Here’s the formula for the cell shown:

J3: {=SUM(IF(Seller=$I3,Total,0))}

Notice the braces that surround this formula. You do NOT enter those characters when you key in the formula. Instead, you type the formula shown within the braces. But when you’re done typing you don’t press Enter. Instead, you hold down the Ctrl and Shift keys, then press Enter. After you do so, Excel displays the formula in the formula bar with the braces, as shown above.

Here’s the key to understanding how array formulas work: Each array formula creates temporary arrays in memory, and then the outside function returns the results from that array.

To illustrate, the “Seller=$I3″ part of the formula creates a temporary array like this: {FALSE;TRUE;FALSE;FALSE;FALSE;TRUE;FALSE;TRUE; FALSE;TRUE;FALSE;TRUE;FALSE;FALSE} Here, the second element in the array is TRUE. That is, the second cell of the Seller range, cell A3 contains the text “Joe”.
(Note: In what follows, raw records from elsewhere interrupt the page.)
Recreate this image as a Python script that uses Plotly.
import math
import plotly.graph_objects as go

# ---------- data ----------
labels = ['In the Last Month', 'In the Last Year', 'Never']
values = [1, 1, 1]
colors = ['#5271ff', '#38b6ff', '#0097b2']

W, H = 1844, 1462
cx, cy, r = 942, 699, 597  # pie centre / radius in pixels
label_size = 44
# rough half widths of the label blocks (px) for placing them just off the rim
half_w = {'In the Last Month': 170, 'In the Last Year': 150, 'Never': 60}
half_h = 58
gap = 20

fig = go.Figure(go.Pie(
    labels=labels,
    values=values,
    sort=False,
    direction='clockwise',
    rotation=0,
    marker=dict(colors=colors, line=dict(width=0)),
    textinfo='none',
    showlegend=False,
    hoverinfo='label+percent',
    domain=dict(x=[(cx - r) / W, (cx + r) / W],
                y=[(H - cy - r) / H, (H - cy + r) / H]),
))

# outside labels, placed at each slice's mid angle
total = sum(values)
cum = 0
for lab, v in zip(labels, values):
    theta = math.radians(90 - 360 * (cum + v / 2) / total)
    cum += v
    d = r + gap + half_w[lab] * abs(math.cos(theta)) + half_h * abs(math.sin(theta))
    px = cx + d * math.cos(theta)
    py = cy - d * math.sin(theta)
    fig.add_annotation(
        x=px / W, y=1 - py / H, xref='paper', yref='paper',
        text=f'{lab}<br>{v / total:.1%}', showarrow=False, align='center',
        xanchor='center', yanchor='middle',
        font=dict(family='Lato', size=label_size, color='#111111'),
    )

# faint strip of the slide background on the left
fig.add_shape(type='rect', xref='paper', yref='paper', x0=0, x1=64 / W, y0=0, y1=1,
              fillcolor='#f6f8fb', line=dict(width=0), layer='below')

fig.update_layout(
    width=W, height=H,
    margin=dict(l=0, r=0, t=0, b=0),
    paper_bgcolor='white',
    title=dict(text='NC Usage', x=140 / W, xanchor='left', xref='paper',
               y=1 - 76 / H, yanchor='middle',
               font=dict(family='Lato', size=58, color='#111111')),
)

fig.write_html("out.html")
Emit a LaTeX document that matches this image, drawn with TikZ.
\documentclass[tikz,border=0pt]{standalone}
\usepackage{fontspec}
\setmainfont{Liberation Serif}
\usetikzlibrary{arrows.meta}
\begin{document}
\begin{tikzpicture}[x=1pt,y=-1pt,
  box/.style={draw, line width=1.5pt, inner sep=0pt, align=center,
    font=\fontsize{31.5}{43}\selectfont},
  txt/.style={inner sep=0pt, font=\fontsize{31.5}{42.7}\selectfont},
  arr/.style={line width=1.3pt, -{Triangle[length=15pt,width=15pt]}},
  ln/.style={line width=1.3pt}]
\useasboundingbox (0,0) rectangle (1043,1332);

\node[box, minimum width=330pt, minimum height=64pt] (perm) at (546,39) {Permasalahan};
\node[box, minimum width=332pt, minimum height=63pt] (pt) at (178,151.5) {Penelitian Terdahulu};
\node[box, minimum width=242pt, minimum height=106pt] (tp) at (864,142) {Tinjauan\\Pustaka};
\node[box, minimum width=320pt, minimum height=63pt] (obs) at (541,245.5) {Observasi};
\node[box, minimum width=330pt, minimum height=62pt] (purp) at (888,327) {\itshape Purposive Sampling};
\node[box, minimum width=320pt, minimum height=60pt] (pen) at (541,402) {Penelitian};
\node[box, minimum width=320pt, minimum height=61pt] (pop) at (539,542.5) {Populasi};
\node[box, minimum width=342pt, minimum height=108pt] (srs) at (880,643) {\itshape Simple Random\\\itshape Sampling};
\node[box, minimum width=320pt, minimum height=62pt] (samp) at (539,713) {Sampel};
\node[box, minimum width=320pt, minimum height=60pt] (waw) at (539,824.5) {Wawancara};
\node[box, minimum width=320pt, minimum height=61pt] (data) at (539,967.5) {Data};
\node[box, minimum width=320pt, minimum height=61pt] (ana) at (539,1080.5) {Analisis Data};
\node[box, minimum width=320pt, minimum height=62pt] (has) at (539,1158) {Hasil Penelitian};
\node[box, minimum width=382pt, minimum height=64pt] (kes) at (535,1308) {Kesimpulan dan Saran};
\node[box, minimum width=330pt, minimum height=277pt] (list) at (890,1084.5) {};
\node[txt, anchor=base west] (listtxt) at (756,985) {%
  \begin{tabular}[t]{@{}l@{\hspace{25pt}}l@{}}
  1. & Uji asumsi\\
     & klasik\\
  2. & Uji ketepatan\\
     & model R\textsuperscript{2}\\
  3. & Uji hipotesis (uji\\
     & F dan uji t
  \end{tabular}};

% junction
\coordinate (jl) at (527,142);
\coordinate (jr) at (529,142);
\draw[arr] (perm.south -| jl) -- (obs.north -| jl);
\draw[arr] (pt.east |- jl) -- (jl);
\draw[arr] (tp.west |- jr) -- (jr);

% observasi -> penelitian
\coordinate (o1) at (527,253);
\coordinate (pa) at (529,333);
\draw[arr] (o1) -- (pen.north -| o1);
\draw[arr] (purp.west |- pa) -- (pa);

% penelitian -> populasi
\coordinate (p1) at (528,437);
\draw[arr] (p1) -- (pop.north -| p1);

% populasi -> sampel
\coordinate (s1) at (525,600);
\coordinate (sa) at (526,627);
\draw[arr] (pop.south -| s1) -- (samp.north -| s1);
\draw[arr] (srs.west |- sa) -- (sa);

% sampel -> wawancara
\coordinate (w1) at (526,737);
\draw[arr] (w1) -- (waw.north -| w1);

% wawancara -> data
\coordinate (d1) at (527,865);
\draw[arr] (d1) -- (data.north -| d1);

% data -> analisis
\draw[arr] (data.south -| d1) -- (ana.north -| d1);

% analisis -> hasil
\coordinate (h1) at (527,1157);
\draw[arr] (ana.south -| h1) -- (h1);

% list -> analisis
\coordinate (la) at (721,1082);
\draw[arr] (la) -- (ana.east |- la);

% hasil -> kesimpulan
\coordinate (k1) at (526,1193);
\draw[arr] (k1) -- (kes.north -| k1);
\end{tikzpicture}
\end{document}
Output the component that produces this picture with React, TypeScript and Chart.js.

The formula says that wherever TRUE appears, return the corresponding value from the Total column. Therefore, the statement

“IF(Seller=$I3,Total,0)” returns the temporary array: {0;12600;0;0;0; 5060;0;1980;0;1540;0;4500;0;0}

Finally, the SUM function returns the sum of this temporary array: 25,680.

The second formula is similar:

J3: {=SUM(IF(Seller=$I4,Total,0))}

You can copy this formula from cell I3, or enter it for the practice. Again, if you enter it, do NOT manually enter the braces. Instead, when you enter the formula using Ctrl-Shift Enter, the braces will appear automatically.